Saat bertemu, tak bertegur sapa.
Saat tak bersama, dicari,
dirindukan.
Saat berbicara, grogi, seolah
ingin menghilang dari hadapan.
Saat tak disapa, malah
dinanti-nantikan.
Pernahkah
merasa gamang dan senang saat bersamaan? Tak pelak, sepertinya kau sedang
kasmaran. Seakan dunia sedang bergetar, padahal hati saja yang tengah
berguncang.
Awalnya,
aku tak benar-benar sekacau itu. Kepikiran pun tidak. Mungkin kau penggemar
lagu Dewa 19, fanatik Dewa, stalker Dewa atau siapanyalah Dewa yang tengah
mengamalkan salah satu single nya yang bertajuk “Risalah Hati”. Boleh jadi kau
seoptimis sosok dalam lagu ini.
Gotcha! You made it, man. I mean
it.
Kata-katamu biasa, tapi aku
seperti tersihir seorang diri di saat yang lain bertingkah biasa saja. Duniaku
berubah. Kalimat dan intonasi berbicaramu magis, seakan aku tak lagi berpijak
di bumi.
Mungkin kau tau, kelemahanku
adalah diajak berbicara lembut. Kau laki-laki, dan kau mengajakku berbicara.

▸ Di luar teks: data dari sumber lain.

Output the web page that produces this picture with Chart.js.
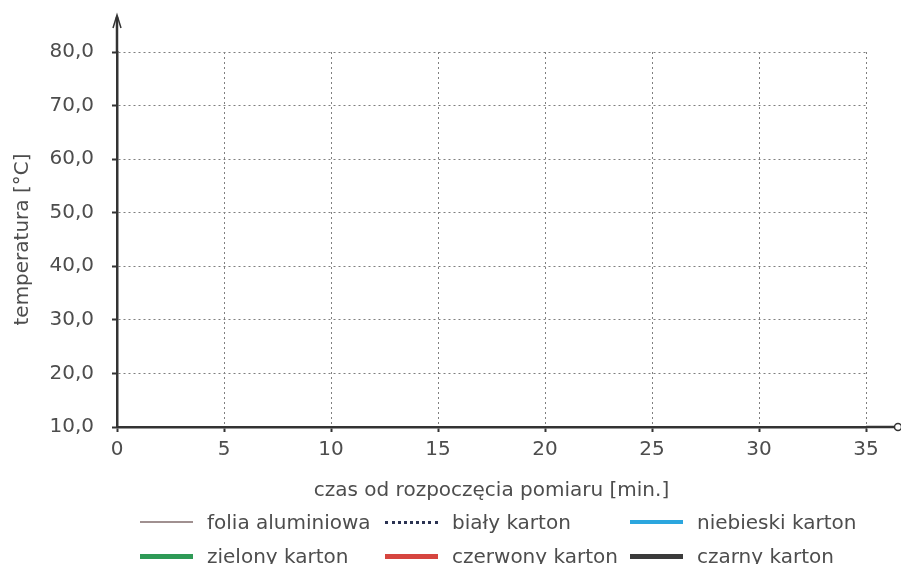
<!DOCTYPE html>
<html lang="pl">
<head>
<meta charset="utf-8">
<title>temperatura</title>
<script src="https://cdn.jsdelivr.net/npm/chart.js@4.4.1/dist/chart.umd.min.js"></script>
<style>
  html, body { margin: 0; padding: 0; background: #fff; }
  #wrap { position: relative; width: 901px; height: 564px; overflow: hidden; }
  #legend {
    position: absolute; left: 140px; top: 510px;
    display: grid; grid-template-columns: 245px 245px 245px; row-gap: 10px;
    font-family: "DejaVu Sans", sans-serif; font-size: 20px; color: #4d4d4d;
  }
  .item { display: flex; align-items: center; height: 24px; white-space: nowrap; }
  .swatch { display: inline-block; width: 53px; margin-right: 14px; }
</style>
</head>
<body>
<div id="wrap">
  <canvas id="tempChart" width="901" height="564"></canvas>
  <div id="legend"></div>
</div>
<script>
// osie
const xTicks = [0, 5, 10, 15, 20, 25, 30, 35];
const yTicks = [10, 20, 30, 40, 50, 60, 70, 80];

// serie pomiarowe (wykres jest pusty - brak punktów)
const seriesNames = ['folia aluminiowa', 'biały karton', 'niebieski karton',
                     'zielony karton', 'czerwony karton', 'czarny karton'];
const foliaAluminiowa = [];
const bialyKarton = [];
const niebieskiKarton = [];
const zielonyKarton = [];
const czerwonyKarton = [];
const czarnyKarton = [];

const seriesData = [foliaAluminiowa, bialyKarton, niebieskiKarton, zielonyKarton, czerwonyKarton, czarnyKarton];
const seriesColors = ['#a09090', '#2b3352', '#2ba6de', '#2e9a56', '#d6453f', '#3b3b3b'];
const seriesWidths = [2, 3, 4, 5, 5, 5];
const seriesDashed = [false, true, false, false, false, false];

const textColor = '#4d4d4d';
const font = { family: '"DejaVu Sans", sans-serif', size: 20 };

const fmt = v => v.toFixed(1).replace('.', ',');

// strzałki na końcach osi
const axisArrows = {
    id: 'axisArrows',
    afterDraw(chart) {
        const { ctx, chartArea: a } = chart;
        ctx.save();
        ctx.strokeStyle = '#333';
        ctx.lineWidth = 2.5;
        // oś Y w górę
        ctx.beginPath();
        ctx.moveTo(a.left, a.top);
        ctx.lineTo(a.left, 17);
        ctx.stroke();
        ctx.lineWidth = 1.5;
        ctx.beginPath();
        ctx.moveTo(a.left - 4, 28);
        ctx.lineTo(a.left, 15);
        ctx.lineTo(a.left + 4, 28);
        ctx.stroke();
        // oś X w prawo
        ctx.lineWidth = 2.5;
        ctx.beginPath();
        ctx.moveTo(a.right, a.bottom);
        ctx.lineTo(894, a.bottom);
        ctx.stroke();
        ctx.lineWidth = 1.5;
        ctx.beginPath();
        ctx.arc(898, a.bottom, 3.5, 0, Math.PI * 2);
        ctx.stroke();
        ctx.restore();
    }
};

const datasets = seriesNames.map((name, i) => ({
    label: name,
    data: seriesData[i],
    borderColor: seriesColors[i],
    borderWidth: seriesWidths[i],
    borderDash: seriesDashed[i] ? [2, 2] : [],
    pointRadius: 0,
    fill: false
}));

const chart = new Chart(document.getElementById('tempChart'), {
    type: 'line',
    data: { datasets: datasets },
    plugins: [axisArrows],
    options: {
        responsive: false,
        animation: false,
        layout: { padding: { top: 52, right: 35, bottom: 47, left: 0 } },
        plugins: {
            legend: { display: false },
            tooltip: { enabled: false }
        },
        scales: {
            x: {
                type: 'linear',
                min: 0,
                max: 35,
                afterFit: s => { s.height = 90; },
                afterBuildTicks: s => { s.ticks = xTicks.map(v => ({ value: v })); },
                ticks: { color: textColor, font: font, padding: 6 },
                grid: {
                    color: '#7f7f7f', lineWidth: 1,
                    tickLength: 5, tickColor: '#333', tickWidth: 2, tickBorderDash: []
                },
                border: { color: '#333', width: 2.5, dash: [2, 3] },
                title: {
                    display: true,
                    text: 'czas od rozpoczęcia pomiaru [min.]',
                    color: textColor, font: font,
                    padding: { top: 4, bottom: 14 }
                }
            },
            y: {
                type: 'linear',
                min: 10,
                max: 80,
                afterFit: s => { s.width = 117; },
                afterBuildTicks: s => { s.ticks = yTicks.map(v => ({ value: v })); },
                ticks: { color: textColor, font: font, padding: 18, callback: v => fmt(v) },
                grid: {
                    color: '#7f7f7f', lineWidth: 1,
                    tickLength: 5, tickColor: '#333', tickWidth: 2, tickBorderDash: []
                },
                border: { color: '#333', width: 2.5, dash: [2, 3] },
                title: {
                    display: true,
                    text: 'temperatura [°C]',
                    color: textColor, font: font,
                    padding: { top: 11, bottom: 4 }
                }
            }
        }
    }
});

// legenda w HTML, trzy kolumny jak w oryginale
const legendEl = document.getElementById('legend');
chart.data.datasets.forEach(ds => {
    const item = document.createElement('div');
    item.className = 'item';
    const sw = document.createElement('span');
    sw.className = 'swatch';
    const style = ds.borderDash.length ? 'dotted' : 'solid';
    sw.style.borderTop = `${ds.borderWidth}px ${style} ${ds.borderColor}`;
    const txt = document.createElement('span');
    txt.textContent = ds.label;
    item.appendChild(sw);
    item.appendChild(txt);
    legendEl.appendChild(item);
});
</script>
</body>
</html>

Rasanya ingin kutempeleng saja kau saat berlembut-lembut ria dengan volume
suara minimalis. Memaksa telinga fokus meski sering gagal fokus. Wajar saja,
sebab tahukah kau? aku hampir meleleh mati dibuatnya. Sejak saat itu, aku
menghindari berbicara denganmu. Meski ingin, tapi aku khawatir tertangkap
basah.
Jika tak penting sekali, maka kau
akan kuhubungi setelah beribu-ribu kali pikir. Meski ada harap, tapi aku mulai
khawatir kecewa. Ah, mungkinkah aku mulai merasa ingin memiliki?

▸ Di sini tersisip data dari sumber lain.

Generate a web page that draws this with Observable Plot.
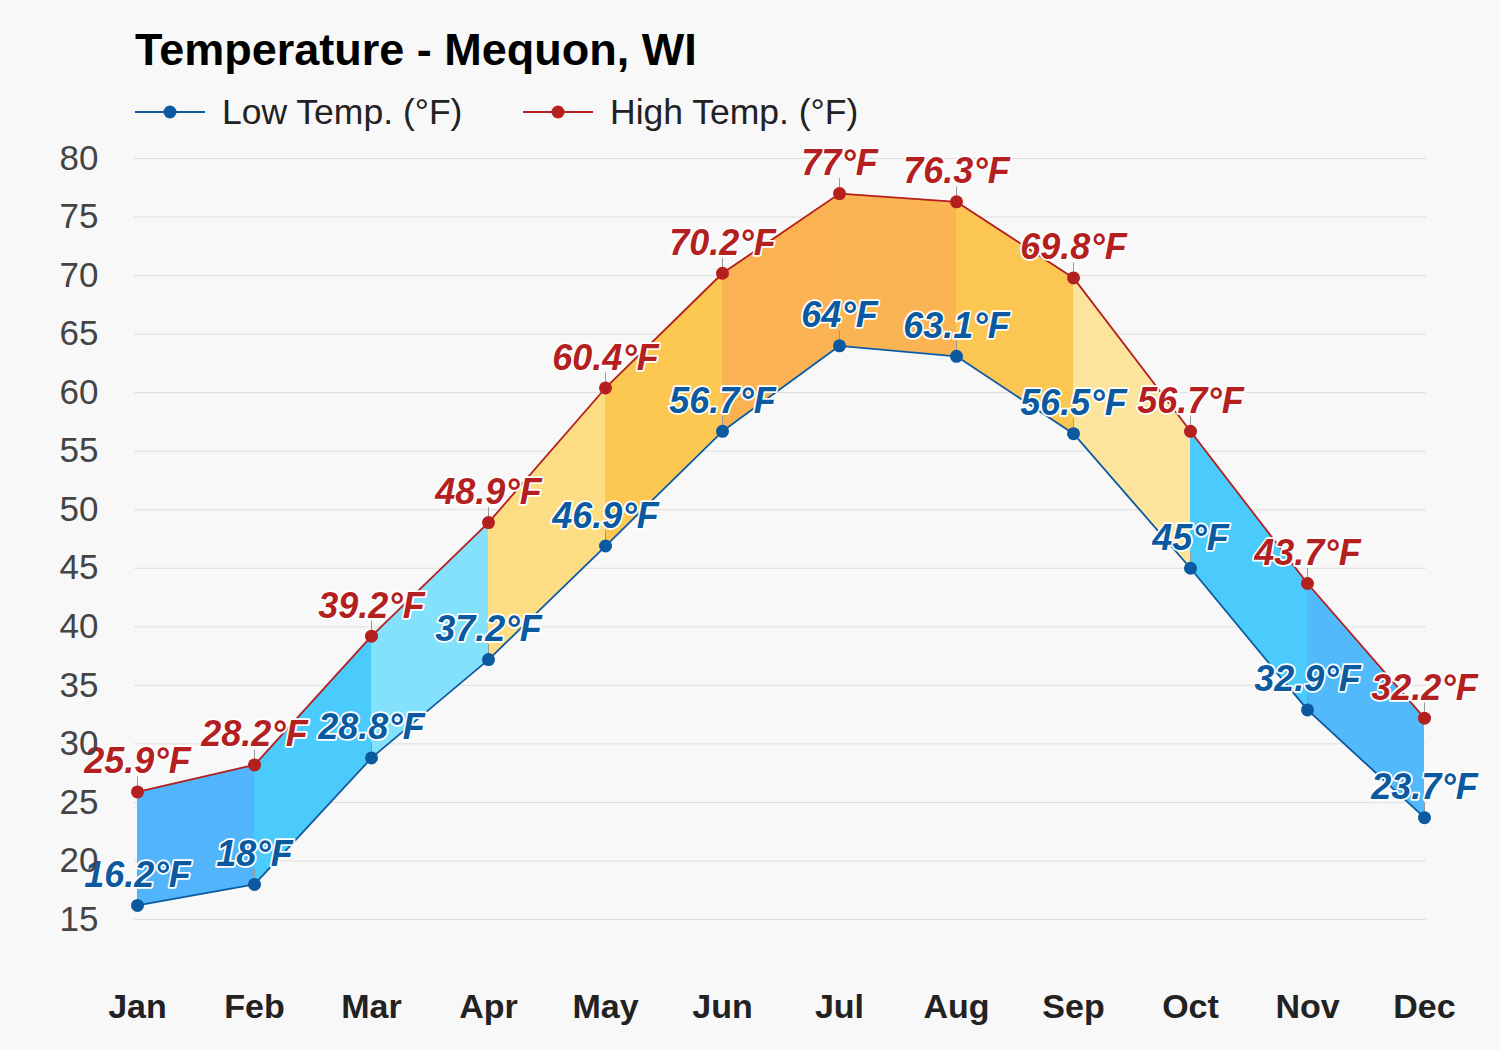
<!DOCTYPE html>
<html><head><meta charset="utf-8">
<script src="https://cdn.jsdelivr.net/npm/d3@7"></script>
<script src="https://cdn.jsdelivr.net/npm/@observablehq/plot@0.6"></script>
<style>
body{margin:0;background:#f8f8f8;font-family:"Liberation Sans",Arial,sans-serif;}
#wrap{position:relative;width:1500px;height:1050px;overflow:hidden;}
#title{position:absolute;left:135px;top:27px;font-size:45px;font-weight:bold;color:#000;line-height:1;white-space:nowrap;}
.leg{position:absolute;top:92px;height:40px;display:flex;align-items:center;font-size:35.5px;color:#222;white-space:nowrap;}
.leg svg{margin-right:17px;}
#chart{position:absolute;left:0;top:130px;}
</style></head><body>
<div id="wrap">
  <div id="title">Temperature - Mequon, WI</div>
  <div class="leg" style="left:135px"><svg width="70" height="20"><line x1="0" x2="70" y1="10" y2="10" stroke="#0b5aa0" stroke-width="2"/><circle cx="35" cy="10" r="6.5" fill="#0b5aa0"/></svg><span>Low Temp. (°F)</span></div>
  <div class="leg" style="left:523px"><svg width="70" height="20"><line x1="0" x2="70" y1="10" y2="10" stroke="#b41f1f" stroke-width="2"/><circle cx="35" cy="10" r="6.5" fill="#b41f1f"/></svg><span>High Temp. (°F)</span></div>
  <div id="chart"></div>
</div>
<script>
const months = ["Jan","Feb","Mar","Apr","May","Jun","Jul","Aug","Sep","Oct","Nov","Dec"];
const lowTemps = [16.2,18,28.8,37.2,46.9,56.7,64,63.1,56.5,45,32.9,23.7];
const highTemps = [25.9,28.2,39.2,48.9,60.4,70.2,77,76.3,69.8,56.7,43.7,32.2];
const yTicks = [15,20,25,30,35,40,45,50,55,60,65,70,75,80];

// style: band colours between consecutive months
const bandColors = ["#4cb3fb","#45c8fc","#80e0fc","#fddc7f","#fcc64b","#fbb04c","#fbb24e","#fcc44c","#fde39a","#45c8fc","#4cb8fb"];
const lowColor = "#0b5aa0", highColor = "#b41f1f";

const rows = months.map((m,i)=>({month:m, low:lowTemps[i], high:highTemps[i]}));
const bands = [];
for (let i=0;i<months.length-1;i++){
  bands.push({seg:i, ...rows[i]});
  bands.push({seg:i, ...rows[i+1]});
}

const labelStyle = {dy:-30, stroke:"white", strokeWidth:3.5, fontSize:36, fontWeight:"bold", fontStyle:"italic"};

const chart = Plot.plot({
  width:1500, height:920,
  marginLeft:134, marginRight:74, marginTop:28, marginBottom:131,
  style:{background:"transparent", overflow:"visible", fontFamily:"'Liberation Sans', Arial, sans-serif"},
  x:{type:"point", domain:months, padding:0, label:null},
  y:{domain:[15,80], label:null},
  marks:[
    Plot.gridY(yTicks,{stroke:"#dedede", strokeOpacity:1, strokeWidth:1}),
    Plot.areaY(bands,{x:"month", y1:"low", y2:"high", z:"seg", fill:d=>bandColors[d.seg], fillOpacity:0.97}),
    Plot.line(rows,{x:"month", y:"low", stroke:lowColor, strokeWidth:1.8}),
    Plot.line(rows,{x:"month", y:"high", stroke:highColor, strokeWidth:1.8}),
    Plot.ruleX(rows,{x:"month", y1:"low", y2:"low", insetTop:-15, stroke:"#999", strokeWidth:1}),
    Plot.ruleX(rows,{x:"month", y1:"high", y2:"high", insetTop:-15, stroke:"#999", strokeWidth:1}),
    Plot.dot(rows,{x:"month", y:"low", r:6.5, fill:lowColor}),
    Plot.dot(rows,{x:"month", y:"high", r:6.5, fill:highColor}),
    Plot.text(rows,{x:"month", y:"low", text:d=>`${d.low}°F`, fill:lowColor, ...labelStyle}),
    Plot.text(rows,{x:"month", y:"high", text:d=>`${d.high}°F`, fill:highColor, ...labelStyle}),
    Plot.axisY(yTicks,{tickSize:0, tickPadding:36, fontSize:35, color:"#444", label:null}),
    Plot.axisX({tickSize:0, tickPadding:74, fontSize:34, fontWeight:"bold", color:"#222", label:null})
  ]
});
document.getElementById("chart").appendChild(chart);
</script>
</body></html>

Astaghfirullah. Sebab, sesuatu dirundung kecewa kerap erat kaitannya karena ada
harapan ingin memiliki.
Keberpunyaan mengindikasikan harapan. Saat harapan
bertepuk sebelah tangan, barulah rasanya kita terbangun dari sebuah mimpi dan
berujar, “Ah, ternyata ini hanya mimpi”.
Meski pandir bahasa kode-kodean,
perempuan mana yang tak bergetar hatinya jika sudah tersentuh. Hanya berbeda
saja penampakan dari luarnya. Ada yang kelihatan bergetar hebat, seolah dunia
hanya miliknya seorang diri. Namun ada juga yang degil menutupi, seolah tak
terjadi apa-apa, masih percaya pada ketetapan Tuhan.

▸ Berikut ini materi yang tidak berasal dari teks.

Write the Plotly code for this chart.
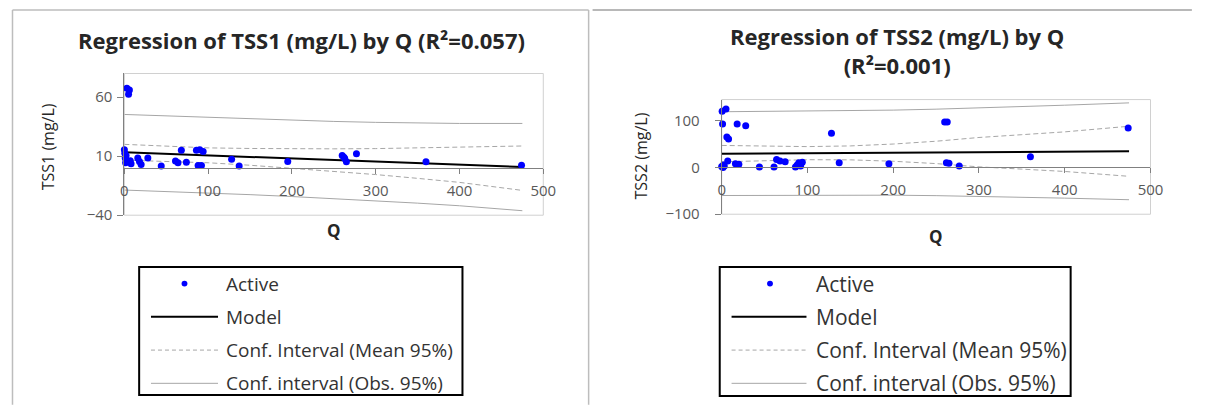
import plotly.graph_objects as go

# The page is 1205x414 and the html body keeps its default 8px margin on every
# side, so the figure is 16px smaller and page-pixel positions are shifted by 8.
PAGE_W, PAGE_H, OFF = 1205, 414, 8
W, H = PAGE_W - 2 * OFF, PAGE_H - 2 * OFF

# ---------------- data ----------------
q = [0, 0.5, 1, 1.5, 2, 3, 5, 6, 7, 8, 16, 18, 20, 28, 44, 61, 64, 68, 74,
     86, 88, 90, 92, 94, 128, 137, 195, 260, 262, 263, 265, 277, 360, 474]
tss1 = [15.5, 12.5, 8.5, 4.5, 10.5, 67.5, 62.5, 66, 6, 3.5, 8.5, 5.5, 3, 8.5,
        1.7, 5.8, 4.4, 15, 4.8, 15, 2, 15.5, 2, 14, 7.3, 1.7, 5.5, 10.6, 9, 8,
        5.3, 12, 5.3, 2.3]
tss2 = [2, 120, 93, 0, 5, 3, 125, 65, 14, 61, 8, 93, 7, 89, 1, 1, 17, 14, 12,
        1, 5, 10, 3, 11, 73, 10, 8, 97, 10, 97, 9, 3, 23, 84]

q_fit = [0, 50, 100, 150, 200, 250, 300, 350, 400, 475]
model1 = [13.3, 12.0, 10.7, 9.4, 8.0, 6.7, 5.4, 4.1, 2.8, 0.8]
mean_up1 = [20.0, 18.2, 17.0, 16.5, 16.2, 16.2, 16.4, 17.0, 17.8, 18.6]
mean_lo1 = [6.6, 5.8, 4.4, 2.3, -0.2, -2.8, -5.6, -8.8, -12.2, -19.0]
obs_up1 = [45.3, 44.0, 42.7, 41.5, 40.4, 39.4, 38.6, 38.0, 37.7, 37.7]
obs_lo1 = [-18.7, -19.8, -21.1, -22.6, -24.2, -25.9, -27.7, -29.8, -32.0, -36.2]

model2 = [29.5, 30.0, 30.5, 31.1, 31.6, 32.1, 32.6, 33.2, 33.7, 34.5]
mean_up2 = [47, 45, 44.5, 46, 50, 56, 64, 70, 76, 88]
mean_lo2 = [12, 15, 16.5, 16.2, 13.2, 8.2, 1.2, -3.6, -8.6, -19]
obs_up2 = [119, 119.5, 120, 121, 122.5, 124.5, 127, 130, 133, 138]
obs_lo2 = [-60, -59.5, -59, -58.8, -59.3, -60.3, -61.8, -63.6, -65.6, -69]

x_ticks = [0, 100, 200, 300, 400, 500]
y1_ticks = [-40, 10, 60]
y2_ticks = [-100, 0, 100]
y1_range = [-40, 80]
y2_range = [-100, 145]

title1 = "Regression of TSS1 (mg/L) by Q (R²=0.057)"
title2 = "Regression of TSS2 (mg/L) by Q<br>(R²=0.001)"
y_titles = ["TSS1 (mg/L)", "TSS2 (mg/L)"]
legend_names = ["Active", "Model", "Conf. Interval (Mean 95%)", "Conf. interval (Obs. 95%)"]

# ---------------- helpers ----------------
def fx(px):
    return (px - OFF) / W

def fy(py):
    return 1 - (py - OFF) / H

FONT = "'Open Sans', Lato, Arial, sans-serif"
GRAY = "#a6a6a6"
AXIS = "#808080"
DARK = "#262626"

fig = go.Figure()

panels = [
    dict(xa="x", ya="y", y=tss1, m=model1, mu=mean_up1, ml=mean_lo1, ou=obs_up1, ol=obs_lo1),
    dict(xa="x2", ya="y2", y=tss2, m=model2, mu=mean_up2, ml=mean_lo2, ou=obs_up2, ol=obs_lo2),
]

for p in panels:
    for vals in (p["ou"], p["ol"]):
        fig.add_trace(go.Scatter(x=q_fit, y=vals, mode="lines", xaxis=p["xa"], yaxis=p["ya"],
                                 line=dict(color=GRAY, width=1), showlegend=False, hoverinfo="skip"))
    for vals in (p["mu"], p["ml"]):
        fig.add_trace(go.Scatter(x=q_fit, y=vals, mode="lines", xaxis=p["xa"], yaxis=p["ya"],
                                 line=dict(color=GRAY, width=1, dash="5px,3px"), showlegend=False,
                                 hoverinfo="skip"))
    fig.add_trace(go.Scatter(x=q_fit, y=p["m"], mode="lines", xaxis=p["xa"], yaxis=p["ya"],
                             line=dict(color="#000000", width=2), showlegend=False, name="Model"))
    fig.add_trace(go.Scatter(x=q, y=p["y"], mode="markers", xaxis=p["xa"], yaxis=p["ya"],
                             marker=dict(color="#0000ff", size=7), cliponaxis=False,
                             showlegend=False, name="Active"))

# axis geometry (page pixels)
dom_x1 = [fx(122), fx(547)]
dom_y1 = [fy(220), fy(75)]
dom_x2 = [fx(728), fx(1163)]
dom_y2 = [fy(219), fy(101.7)]


def zero_pos(dom, rng):
    return dom[0] + (0 - rng[0]) / (rng[1] - rng[0]) * (dom[1] - dom[0])


xcommon = dict(range=[0, 500], tickvals=x_ticks, ticks="outside", ticklen=5, tickcolor=AXIS,
               showline=True, linecolor=AXIS, linewidth=1, showgrid=False, zeroline=False,
               tickfont=dict(family=FONT, size=15, color="#595959"), anchor="free",
               ticklabelstandoff=4)
ycommon = dict(ticks="outside", ticklen=6, tickcolor=AXIS, showline=True, linecolor=AXIS,
               linewidth=1, showgrid=False, zeroline=False,
               tickfont=dict(family=FONT, size=15, color="#595959"))

fig.update_layout(
    width=W, height=H, autosize=False,
    margin=dict(l=0, r=0, t=0, b=0),
    paper_bgcolor="white", plot_bgcolor="white",
    font=dict(family=FONT, color=DARK),
    xaxis=dict(domain=dom_x1, position=zero_pos(dom_y1, y1_range), **xcommon),
    yaxis=dict(domain=dom_y1, range=y1_range, tickvals=y1_ticks, anchor="x",
               ticklabelstandoff=2, **ycommon),
    xaxis2=dict(domain=dom_x2, position=zero_pos(dom_y2, y2_range), **xcommon),
    yaxis2=dict(domain=dom_y2, range=y2_range, tickvals=y2_ticks, anchor="x2",
                ticklabelstandoff=12, **ycommon),
)

shapes = []
annotations = []


def pline(xa, ya, xb, yb, color, width, dash=None):
    ln = dict(color=color, width=width)
    if dash:
        ln["dash"] = dash
    shapes.append(dict(type="line", xref="paper", yref="paper", x0=fx(xa), x1=fx(xb),
                       y0=fy(ya), y1=fy(yb), line=ln))


# panel frames (left panel: left, top, right edges; right panel: top edge)
pline(8.5, 10, 8.5, 414, "#bdbdbd", 1.5)
pline(8.5, 10, 593, 10, "#bdbdbd", 1.5)
pline(593, 10, 593, 414, "#bdbdbd", 1.5)
pline(597, 10, 1205, 10, "#a0a0a0", 1.5)

# plot-area borders
for xr, yr in (("x domain", "y domain"), ("x2 domain", "y2 domain")):
    shapes.append(dict(type="rect", xref=xr, yref=yr, x0=0, x1=1, y0=0, y1=1,
                       line=dict(color="#d0d0d0", width=1), layer="below"))


def ann(text, x, y, size, bold=False, angle=0, xanchor="center", color=DARK, xref="paper"):
    annotations.append(dict(text=("<b>%s</b>" % text) if bold else text, x=x, y=y,
                            xref=xref, yref="paper", xanchor=xanchor, yanchor="middle",
                            textangle=angle, showarrow=False,
                            font=dict(family=FONT, size=size, color=color)))


# titles
ann(title1, fx(302), fy(41), 22, bold=True)
ann(title2, fx(906), fy(51), 22, bold=True)

# axis titles
ann("Q", 0.5, fy(236), 17, bold=True, xref="x domain")
ann("Q", 0.5, fy(242), 17, bold=True, xref="x2 domain")
ann(y_titles[0], fx(44), fy(150), 16, angle=-90)
ann(y_titles[1], fx(646), fy(159), 16, angle=-90)

# custom legends
legends = [
    dict(box=(137, 465, 273, 404), rows=(290, 324, 358, 392), line=(149, 217), dot=183,
         text_x=223, size=19),
    dict(box=(726, 1082, 273, 405), rows=(290, 324, 358, 392), line=(738, 814), dot=777,
         text_x=822, size=21),
]
for lg in legends:
    x0, x1, y0, y1 = lg["box"]
    shapes.append(dict(type="rect", xref="paper", yref="paper", x0=fx(x0), x1=fx(x1), y0=fy(y1),
                       y1=fy(y0), line=dict(color="#000000", width=2)))
    r = lg["rows"]
    shapes.append(dict(type="circle", xref="paper", yref="paper", x0=fx(lg["dot"] - 3),
                       x1=fx(lg["dot"] + 3), y0=fy(r[0] + 3), y1=fy(r[0] - 3),
                       fillcolor="#0000ff", line=dict(color="#0000ff", width=0)))
    la, lb = lg["line"]
    pline(la, r[1], lb, r[1], "#000000", 2)
    pline(la, r[2], lb, r[2], GRAY, 1, "4px,3px")
    pline(la, r[3], lb, r[3], GRAY, 1)
    for name, ry in zip(legend_names, r):
        ann(name, fx(lg["text_x"]), fy(ry), lg["size"], xanchor="left", color="#333333")

fig.update_layout(shapes=shapes, annotations=annotations)

fig.write_html("out.html")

Kamu, kira-kira aku berada di
posisi mana? Kuharap aku masih waras dan tak seterguncang itu. Aku takut menyakiti
jodohku nantinya jika pun kita tak ditakdirkan bersama. Ah, kita. Aku masih belum
terbiasa dengan kata ini. Maafkan aku yang telah melampaui rasam-rasam emosi.